Growing up, I was afraid of my mother. She was uneducated, but was strongly indoctrinated by the Chinese Communist Party (CCP). She liked to sing CCP songs and her actions and words were very hurtful. Even after I was an adult and married, I was still afraid to see her, because she frequently got angry for no reason.
After I started practicing Falun Dafa I seldom quarreled with her. I understood the meaning of human life, and why we are here. I knew that if I wanted to be truly good to my mother I should make her understand that Dafa is good. This is her purpose for coming to this world. My fear of her gradually disappeared.
I bought my mother the food she liked, bathed her, cut her hair, chatted with her, and walked with her every time I visited. I had her to listen to music composed by Dafa practitioners. I couldn’t talk to my mother if I didn’t practice Dafa, because before, we always quarreled whenever we spoke. We now get along, and talk and laugh.
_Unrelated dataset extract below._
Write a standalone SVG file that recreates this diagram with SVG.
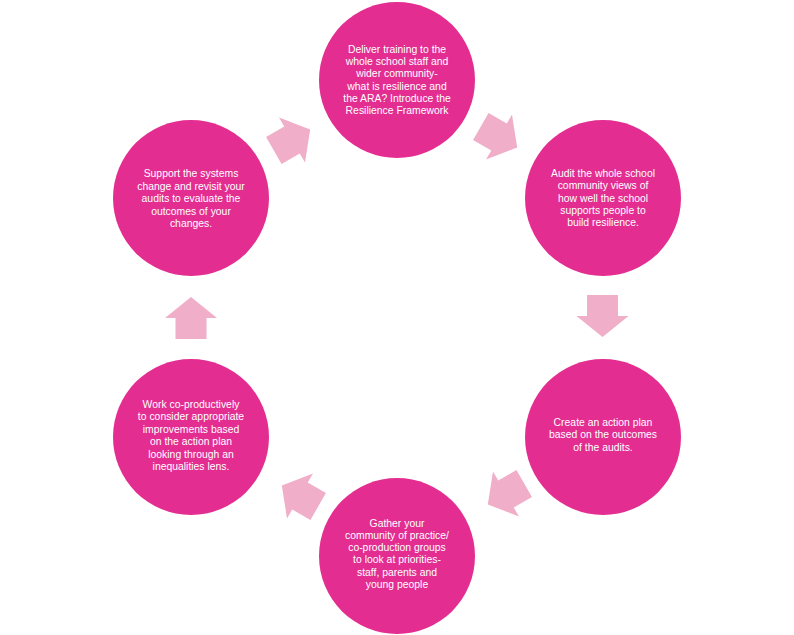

My mother-in-law has practiced Falun Dafa for many years. She was bedridden for years because of her attachment to qing (emotion) for her family and had an unclear understanding of the Fa while we were persecuted. She likes to recite Master’s Hong Yin. My husband and I take care of her. I sometimes feel really tired. But I want to finish the cultivation journey with her no matter how tired I am. I reminded myself that this difficult situation shows me I need to give up my attachment to comfort.
My husband was released from the detention center in 2008 and suffered from severe illness symptoms. He was thin but his belly was swollen. We studied the Fa and did the exercises every day. His condition kept improving.
With Master’s compassionate blessing, my husband’s bloated abdomen went down and he recovered without going to the hospital by the 19th day. We were very happy. We told our relatives who came to see us, and they were all surprised and happy for us. The persecution we suffered also put a lot of pressure on them. Through this incident, we helped them understand that “Falun Dafa is good, Truthfulness-Compassion-Forbearance is good.”
Last year a relative called me and said that her husband had a severe stomachache. The doctor said he needed surgery. The family decided not to have surgery and just to take care of him themselves.
He witnessed the fact that my husband recovered without going to the hospital. Therefore, whenever he felt uncomfortable, he just recited the nine words, “Falun Dafa is good, Truthfulness-Compassion-Forbearance is good”, and he said it was truly effective.
During Chinese New Year this year, our relatives had dinner together. The relative’s husband was there and mentioned the issue again. He said he did not go to the hospital for surgery when he had stomach problems. Instead, he sincerely recited, “Falun Dafa is good, Truthfulness-Compassion-Forbearance is good,” and the pain stopped.
He also said that when one recites the nine words one should say them sincerely. I was happy for him after hearing this. I really didn’t expect him to change, because he said some negative things about Dafa before.
My cultivation is still lacking, and I haven’t had the earth-shattering cultivation experiences other practitioners had. I just wanted to share my experiences to encourage other practitioners, so we can walk firmly on the path of cultivation.